Conveyancing has become extremely competitive. There are ‘conveyancing factories’ which undercut traditional solicitors and provide conveyancing for a fraction of the price.

The conveyancers (who generally will not be legally qualified to the standard of a solicitor) have huge caseloads, huge pressure to achieve targets and often, as work is referred to them by estate agents, the conveyancers are under pressure to exchange contracts so the agents can collect their commission.

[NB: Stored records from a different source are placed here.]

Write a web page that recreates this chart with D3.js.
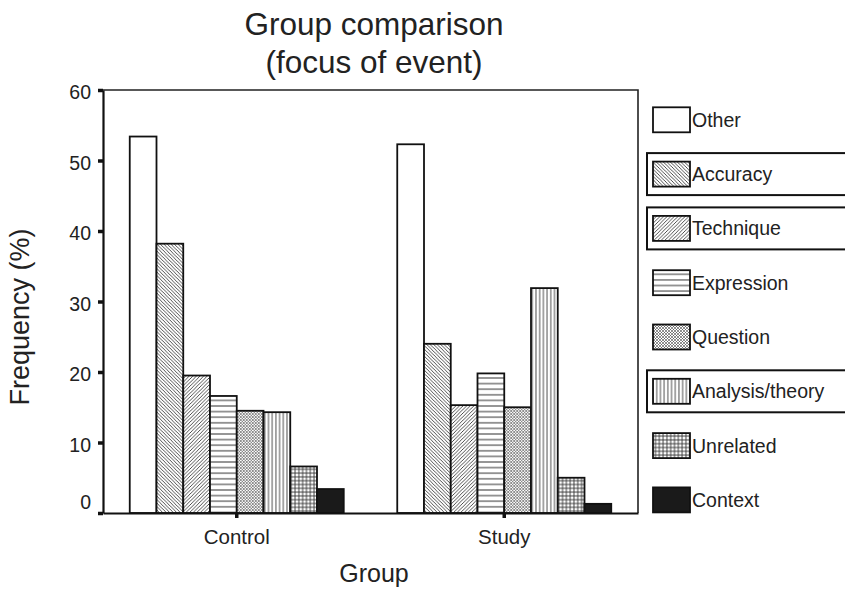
<!DOCTYPE html>
<html>
<head>
<meta charset="utf-8">
<script src="https://cdn.jsdelivr.net/npm/d3@7/dist/d3.min.js"></script>
<style>
  html, body { margin: 0; padding: 0; background: #fff; }
  svg { display: block; font-family: "Liberation Sans", Arial, Helvetica, sans-serif; }
</style>
</head>
<body>
<svg id="chart" width="845" height="589"></svg>
<script>
// ---- data ----
const groups = ["Control", "Study"];
const categories = ["Other", "Accuracy", "Technique", "Expression", "Question", "Analysis/theory", "Unrelated", "Context"];
const controlValues = [53.4, 38.2, 19.5, 16.6, 14.5, 14.3, 6.6, 3.4];
const studyValues   = [52.3, 24.0, 15.3, 19.8, 15.0, 31.9, 5.0, 1.3];
const yTicks = [0, 10, 20, 30, 40, 50, 60];
const boxedLegend = ["Accuracy", "Technique", "Analysis/theory"];
const titleLines = ["Group comparison", "(focus of event)"];

const seriesByGroup = { Control: controlValues, Study: studyValues };

const svg = d3.select("#chart");
svg.append("rect").attr("width", 845).attr("height", 589).attr("fill", "#fff");

// ---- patterns ----
const defs = svg.append("defs");
function pat(id, w, h, draw) {
  const p = defs.append("pattern").attr("id", id).attr("patternUnits", "userSpaceOnUse")
    .attr("width", w).attr("height", h);
  p.append("rect").attr("width", w).attr("height", h).attr("fill", "#fff");
  draw(p);
}
pat("p-acc", 3.5, 3.5, p => p.append("path")
  .attr("d", "M0,0L3.5,3.5M-1,2.5L1,4.5M2.5,-1L4.5,1")
  .attr("stroke", "#222").attr("stroke-width", 0.8));
pat("p-tec", 3.6, 3.6, p => p.append("path")
  .attr("d", "M0,3.6L3.6,0M-1,1L1,-1M2.6,4.6L4.6,2.6")
  .attr("stroke", "#222").attr("stroke-width", 0.8));
pat("p-exp", 10, 5.6, p => p.append("path")
  .attr("d", "M0,2.8H10").attr("stroke", "#333").attr("stroke-width", 1));
pat("p-que", 3, 3, p => p.append("path")
  .attr("d", "M0,0L3,3M3,0L0,3").attr("stroke", "#444").attr("stroke-width", 0.6));
pat("p-ana", 3.7, 10, p => p.append("path")
  .attr("d", "M1.85,0V10").attr("stroke", "#333").attr("stroke-width", 0.9));
pat("p-unr", 3.8, 3.8, p => p.append("path")
  .attr("d", "M1.9,0V3.8M0,1.9H3.8").attr("stroke", "#333").attr("stroke-width", 0.9));

const fills = {
  "Other": "#fff",
  "Accuracy": "url(#p-acc)",
  "Technique": "url(#p-tec)",
  "Expression": "url(#p-exp)",
  "Question": "url(#p-que)",
  "Analysis/theory": "url(#p-ana)",
  "Unrelated": "url(#p-unr)",
  "Context": "#1a1a1a"
};

// ---- scales ----
const plotL = 103, plotR = 638, plotT = 90, plotB = 513;
const y = d3.scaleLinear().domain([0, 60]).range([plotB, plotT]);
const x0 = d3.scaleBand().domain(groups).range([plotL, plotR]).paddingInner(0.2).paddingOuter(0.1);
const x1 = d3.scaleBand().domain(categories).range([0, x0.bandwidth()]);

// frame (top and right)
svg.append("path")
  .attr("d", `M${plotL},${plotT}H${plotR}V${plotB}`)
  .attr("fill", "none").attr("stroke", "#222").attr("stroke-width", 1.6);

// ---- bars ----
const gGroups = svg.selectAll("g.grp").data(groups).join("g")
  .attr("class", "grp")
  .attr("transform", d => `translate(${x0(d)},0)`);
gGroups.selectAll("rect").data(g => categories.map((c, i) => ({ c, v: seriesByGroup[g][i] })))
  .join("rect")
  .attr("x", d => x1(d.c))
  .attr("y", d => y(d.v))
  .attr("width", x1.bandwidth())
  .attr("height", d => y(0) - y(d.v))
  .attr("fill", d => fills[d.c])
  .attr("stroke", "#111").attr("stroke-width", 1.8);

// ---- axes ----
const yAxis = svg.append("g").attr("transform", `translate(${plotL},0)`)
  .call(d3.axisLeft(y).tickValues(yTicks).tickSize(5).tickSizeOuter(0).tickPadding(7));
yAxis.attr("font-family", null);
yAxis.select(".domain").attr("stroke", "#111").attr("stroke-width", 2.2);
yAxis.selectAll(".tick line").attr("stroke", "#111").attr("stroke-width", 3.5);
yAxis.selectAll(".tick text")
  .attr("font-size", 19.5).attr("fill", "#222")
  .attr("dy", "0.32em")
  .attr("y", d => d === 0 ? -11 : 2.5);

const xAxis = svg.append("g").attr("transform", `translate(0,${plotB})`)
  .call(d3.axisBottom(x0).tickSize(5).tickSizeOuter(0));
xAxis.attr("font-family", null);
xAxis.select(".domain").attr("stroke", "#111").attr("stroke-width", 2.2);
xAxis.selectAll(".tick line").attr("stroke", "#111").attr("stroke-width", 3.5);
xAxis.selectAll(".tick text").attr("font-size", 20.5).attr("fill", "#222").attr("y", 16);

// ---- titles ----
svg.selectAll("text.title").data(titleLines).join("text")
  .attr("class", "title")
  .attr("x", 374).attr("y", (d, i) => 35 + i * 38)
  .attr("text-anchor", "middle").attr("font-size", 31.5).attr("fill", "#222")
  .text(d => d);

svg.append("text").attr("x", 374).attr("y", 582)
  .attr("text-anchor", "middle").attr("font-size", 25).attr("fill", "#222")
  .text("Group");

svg.append("text").attr("transform", "translate(29,317) rotate(-90)")
  .attr("text-anchor", "middle").attr("font-size", 27).attr("fill", "#222")
  .text("Frequency (%)");

// ---- legend ----
const ly = d3.scaleLinear().domain([0, 1]).range([119.8, 174.1]);
const leg = svg.selectAll("g.leg").data(categories).join("g")
  .attr("class", "leg")
  .attr("transform", (d, i) => `translate(0,${ly(i)})`);
leg.filter(d => boxedLegend.includes(d)).append("rect")
  .attr("x", 647).attr("y", -21).attr("width", 220).attr("height", 42)
  .attr("fill", "none").attr("stroke", "#111").attr("stroke-width", 2);
leg.append("rect")
  .attr("x", 653).attr("y", -12.5).attr("width", 37).attr("height", 25)
  .attr("fill", d => fills[d]).attr("stroke", "#111").attr("stroke-width", 1.8);
leg.append("text")
  .attr("x", 692).attr("y", 0).attr("dy", "0.36em")
  .attr("font-size", 19.5).attr("fill", "#222")
  .text(d => d);
</script>
</body>
</html>
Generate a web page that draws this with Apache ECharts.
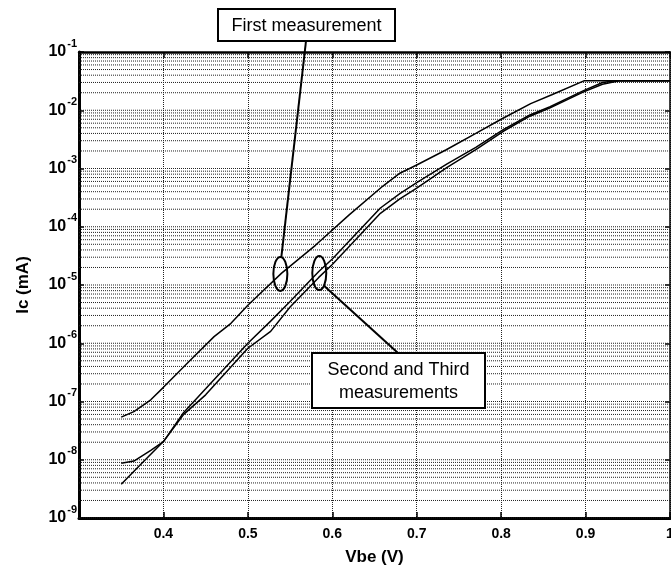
<!DOCTYPE html>
<html><head><meta charset="utf-8">
<script src="https://cdn.jsdelivr.net/npm/echarts@6/dist/echarts.min.js"></script>
<style>html,body{margin:0;padding:0;background:#fff}#c{width:671px;height:571px}</style>
</head><body><div id="c"></div>
<script>
// ---- data ----
const vbeFirst = [0.35,0.365,0.385,0.40,0.43,0.46,0.48,0.50,0.54,0.58,0.62,0.66,0.68,0.70,0.735,0.77,0.80,0.835,0.86,0.898,1.0];
const icFirst  = [5.4e-8,6.7e-8,1.07e-7,1.75e-7,4.8e-7,1.3e-6,2.2e-6,4.5e-6,1.6e-5,4.8e-5,1.6e-4,5.0e-4,8.3e-4,1.15e-3,2.1e-3,4.0e-3,7.0e-3,1.3e-2,1.85e-2,3.2e-2,3.2e-2];

const vbeSecond = [0.35,0.365,0.385,0.40,0.424,0.45,0.50,0.527,0.55,0.584,0.60,0.657,0.68,0.70,0.736,0.77,0.803,0.834,0.858,0.897,0.92,0.94,1.0];
const icSecond  = [8.7e-9,9.5e-9,1.45e-8,2.05e-8,6.0e-8,1.3e-7,8.2e-7,1.6e-6,4.2e-6,1.35e-5,2.25e-5,1.7e-4,3.0e-4,4.6e-4,1.05e-3,2.1e-3,4.4e-3,7.9e-3,1.1e-2,2.05e-2,2.8e-2,3.2e-2,3.2e-2];

const vbeThird = [0.35,0.375,0.40,0.424,0.45,0.50,0.527,0.55,0.584,0.60,0.657,0.68,0.70,0.736,0.77,0.803,0.834,0.858,0.897,0.92,0.935,1.0];
const icThird  = [3.8e-9,8.9e-9,2.05e-8,6.5e-8,1.65e-7,1.0e-6,2.4e-6,5.2e-6,1.7e-5,2.8e-5,2.1e-4,3.7e-4,5.7e-4,1.2e-3,2.3e-3,4.7e-3,8.3e-3,1.15e-2,2.15e-2,3.0e-2,3.2e-2,3.2e-2];

const xMin = 0.3, xMax = 1.0, xStep = 0.1;
const yDecades = [-9,-8,-7,-6,-5,-4,-3,-2];
const yMultipliers = [1,2,3,4,5,6,7,8,9];
const annotFirst = 'First measurement';
const annotOthers = ['Second and Third', 'measurements'];
const xTitle = 'Vbe (V)';
const yTitle = 'Ic (mA)';

// ---- build ----
const FONT = '"Liberation Sans", Arial, Helvetica, sans-serif';
const zip = (a, b) => a.map((v, i) => [v, b[i]]);
const gridVals = [];
yDecades.forEach(d => yMultipliers.forEach(m => gridVals.push(m * Math.pow(10, d))));

const gridSeries = gridVals.map(v => ({
  type: 'line', data: [[xMin, v], [xMax, v]], symbol: 'none', silent: true, z: 1,
  lineStyle: {type: 'dotted', color: '#222', width: 1}
}));

const chart = echarts.init(document.getElementById('c'), null, {renderer: 'canvas'});
const lineStyle = {color: '#000', width: 1.5};
chart.setOption({
  animation: false,
  backgroundColor: '#fff',
  grid: {left: 79, top: 52, right: 1, bottom: 53, containLabel: false, outerBoundsMode: 'none'},
  xAxis: [{
    type: 'value', min: xMin, max: xMax, interval: xStep,
    name: xTitle, nameLocation: 'middle', nameGap: 31,
    nameTextStyle: {fontFamily: FONT, fontSize: 17, fontWeight: 'bold', color: '#000'},
    axisLine: {lineStyle: {color: '#000', width: 3}},
    axisTick: {inside: true, length: 6, lineStyle: {color: '#000', width: 1.5}},
    axisLabel: {
      showMinLabel: false, margin: 9, color: '#000', hideOverlap: false,
      fontFamily: FONT, fontSize: 14, fontWeight: 'bold',
      formatter: v => (Math.abs(v - 1) < 1e-9 ? '1' : v.toFixed(1))
    },
    splitLine: {show: true, lineStyle: {type: 'dotted', color: '#222', width: 1}}
  }, {
    type: 'value', position: 'top', min: xMin, max: xMax, interval: xStep,
    axisLine: {show: true, lineStyle: {color: '#000', width: 2.5}},
    axisTick: {show: true, inside: true, length: 6, lineStyle: {color: '#000', width: 1.5}},
    axisLabel: {show: false}, splitLine: {show: false}
  }],
  yAxis: [{
    type: 'log', logBase: 10, min: 1e-9, max: 1e-1, interval: 1,
    name: yTitle, nameLocation: 'middle', nameGap: 47, nameRotate: 90,
    nameTextStyle: {fontFamily: FONT, fontSize: 17, fontWeight: 'bold', color: '#000'},
    axisLine: {show: true, lineStyle: {color: '#000', width: 3}},
    axisTick: {show: true, inside: true, length: 5, lineStyle: {color: '#000', width: 1.5}},
    axisLabel: {
      margin: 2, color: '#000',
      formatter: v => '{b|10}{s|' + Math.round(Math.log10(v)) + '}',
      rich: {
        b: {fontFamily: FONT, fontSize: 16, fontWeight: 'bold', color: '#000'},
        s: {fontFamily: FONT, fontSize: 11, fontWeight: 'bold', color: '#000', padding: [0, 0, 17, 1]}
      }
    },
    splitLine: {show: false}
  }, {
    type: 'log', logBase: 10, min: 1e-9, max: 1e-1, interval: 1, position: 'right',
    axisLine: {show: true, lineStyle: {color: '#000', width: 1.5}},
    axisTick: {show: true, inside: true, length: 5, lineStyle: {color: '#000', width: 1.5}},
    axisLabel: {show: false}, splitLine: {show: false}
  }],
  series: gridSeries.concat([
    {type: 'line', data: zip(vbeFirst, icFirst), symbol: 'none', lineStyle, z: 5},
    {type: 'line', data: zip(vbeSecond, icSecond), symbol: 'none', lineStyle, z: 5},
    {type: 'line', data: zip(vbeThird, icThird), symbol: 'none', lineStyle, z: 5}
  ])
});

// annotations
const e1 = chart.convertToPixel({gridIndex: 0}, [0.5385, 1.55e-5]);
const e2 = chart.convertToPixel({gridIndex: 0}, [0.5846, 1.6e-5]);
const RX = 7, RY = 17;
const box1 = {x: 218, y: 9, w: 177, h: 32};
const box2 = {x: 312, y: 353, w: 173, h: 55};
const stroke = {stroke: '#000', lineWidth: 2, fill: null};
chart.setOption({
  graphic: [
    {type: 'line', z: 100, shape: {x1: box1.x + 88, y1: box1.y + box1.h, x2: e1[0] + 1, y2: e1[1] - RY}, style: {stroke: '#000', lineWidth: 2}},
    {type: 'ellipse', z: 100, shape: {cx: e1[0], cy: e1[1], rx: RX, ry: RY}, style: stroke},
    {type: 'rect', z: 100, shape: {x: box1.x, y: box1.y, width: box1.w, height: box1.h}, style: {stroke: '#000', lineWidth: 2, fill: '#fff'}},
    {type: 'text', z: 101, x: box1.x + box1.w / 2, y: box1.y + box1.h / 2 + 1,
      style: {text: annotFirst, fontFamily: FONT, fontSize: 18, fill: '#000', align: 'center', verticalAlign: 'middle'}},
    {type: 'line', z: 100, shape: {x1: e2[0] + 5, y1: e2[1] + 13, x2: box2.x + 86, y2: box2.y}, style: {stroke: '#000', lineWidth: 2}},
    {type: 'ellipse', z: 100, shape: {cx: e2[0], cy: e2[1], rx: RX, ry: RY}, style: stroke},
    {type: 'rect', z: 100, shape: {x: box2.x, y: box2.y, width: box2.w, height: box2.h}, style: {stroke: '#000', lineWidth: 2, fill: '#fff'}},
    {type: 'text', z: 101, x: box2.x + box2.w / 2, y: box2.y + box2.h / 2 + 1,
      style: {text: annotOthers.join('\n'), fontFamily: FONT, fontSize: 18, lineHeight: 23, fill: '#000', align: 'center', verticalAlign: 'middle'}}
  ]
});
</script>
</body></html>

The result is second rate conveyancing where mistakes are made. The below is a prime example of the sort of mistake that we see each week when clients come to us with a potential professional negligence claim against their conveyancer.

Richard Howlett - Partner

Public rights of way, many of them ancient, are not always obvious and finding out about them is one of the reasons why land conveyancing is a job for professionals. In one case, a couple who made a wrong assumption about the width of a footpath passing their home ended up in a costly legal tangle.

The couple had erected various structures in the mistaken belief that the right of way was only four feet wide. However, their local authority disagreed – arguing that it had a width of six to seven metres – and sought an injunction against them, requiring them to remove those structures which impinged on the path.

The width of the right of way was not given on the area’s definitive map but, after examining documents dating back to the 19th and early 20th Centuries, a judge ruled that the right of way was a track with a width of six metres which had historically served a number of agricultural and wheelwrights’ cottages. In those circumstances, the couple gave undertakings to remove the offending structures.

In refusing their application for permission to appeal against the judge’s ruling, the Court of Appeal found that he had extremely good reasons for deciding that the track was plainly much wider than four feet. Arguments that the track had ceased to be a public right of way were also rejected.